Al and Min at the 95 Nisei Week display.

The following 2 descriptions were written by Blaine Navroth for the Nisei Week displays and written up in the November 1995 Nanka Token Kai Newsletter.

Rai Kunimichi – Wakizashi

The first Dewa no Daijô Kunimichi (1575 – 1658) was the best student of the famous Horikawa Kunihiro (who died in 1614). It is believed that he also studied under Iga no Kami Kanemichi (Kinmichi – active from 1573 to 1596+). Kunimichi worked mostly in Kyôto city, of Yamashiro province, but he also worked in Inaba province. For his sword making skills, Kunimichi was granted the title of ‘Dewa no Daijô’ sometime after the death of Kunihiro in 1614 and before 1617. His blades have a quality rating of Jo Jo Saku (very good) according to Fujishiro.

Data: mumei (unsigned), certified as Kunimichi’s work by the San Francisco Shinza of 1987 on a Jo Jo saku (very good rating) certificate, shôbu – zukuri shape (ridged sides – no yokote line), 38.1 cm (1 shaku, 2.6 sun) long, very little sori (curvature), itame hada (wood grain), notare – midare hamon of nie (speckled wavy irregular temper), abundant sunagashi (floating sand), abundant ji-nie (speckled skin), ômotte horimono is a ken (Chinese blade) topped by bonji (Chinese calligraphic characters), the ura side horimono is simple gomabashi (chopsticks), the nakago (tang) has two mekugi-ana (peg holes), sujikai file marks, a futsu shape with a katayama kengyô tip.

Tamba no Kami Mishina Yoshimichi I – Wakizashi

Mishina Yoshimichi was an artisan of Kyôto city in Yamashiro province. His father was the famous Mishina Kanemichi of Seki city in Mino province, a direct descendant of the great Naoe-Shidzu Kaneuji. Yoshimichi was the founder of the Mishina branch line school of Tokyo. One of his sons founded another school branch in Ôsaka of Settsû province. Yoshimichi was active around the Keicho era (1596) and he was awarded the use of the title ‘Tamba no Kami’ for his swordmaking skills. His blades have a quality rating of Jo Jo Saku (very good) and a sharpness rating of ryô-wazamono (very good).

Description: signed ‘Tamba no Kami Yoshimichi’, certified as genuine by a Japanese are committee, 44.9 cm (1 shaku 4.8 sun) long.

With this wakizashi by Yoshimichi I have a somewhat interesting tale to tell. At the 87 Shinza in San Francisco, both Tom and I were working in the Judges room. Tom came up to me and said that Iida was doing a ôshigata of my blade. I thought “All right”. About 3 months later I happened to be in Ôsaka, Japan.
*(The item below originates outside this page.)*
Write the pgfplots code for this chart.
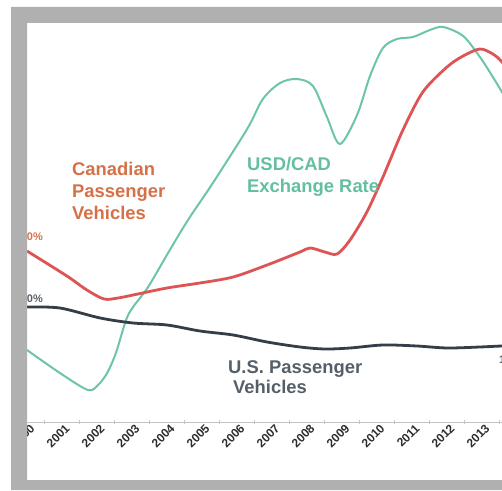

I was hitting every sword shop that I could find to see what I could see. There was one in a mall, that I stopped into. I bought a copy of every sword type newspaper or magazine that they had.
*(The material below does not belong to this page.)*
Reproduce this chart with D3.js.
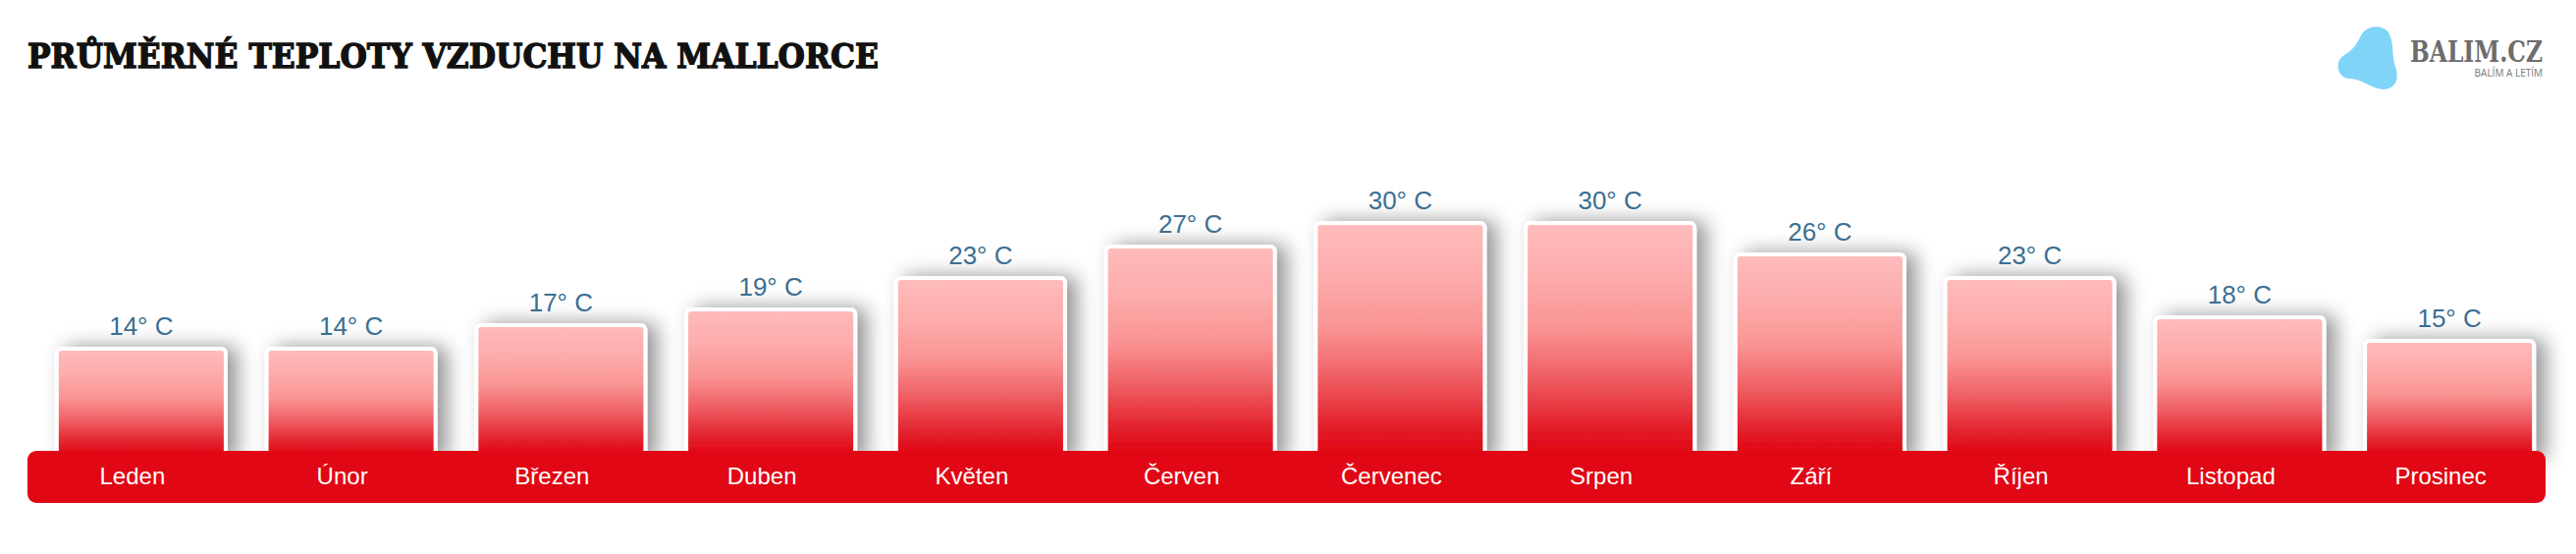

As I walked out of the shop, I was reading one of them (actually looking at the pictures, since my Japanese is still just about non-existent). I open it up to one of the inside pages and saw a ôshigata of my wakizashi, along with a description. I ran back into the shop and pointing at the ôshigata I was yelling “That’s my sword”. I showed it to the shop keepers, and grabbed every copy of that Newsletter that they had. Loudly I was asking “Ikura desû?” They gave me about 6 or 7 copies for free. I think that they just wanted to get the Crazy Hakujin out of their shop, with as little trouble as possible.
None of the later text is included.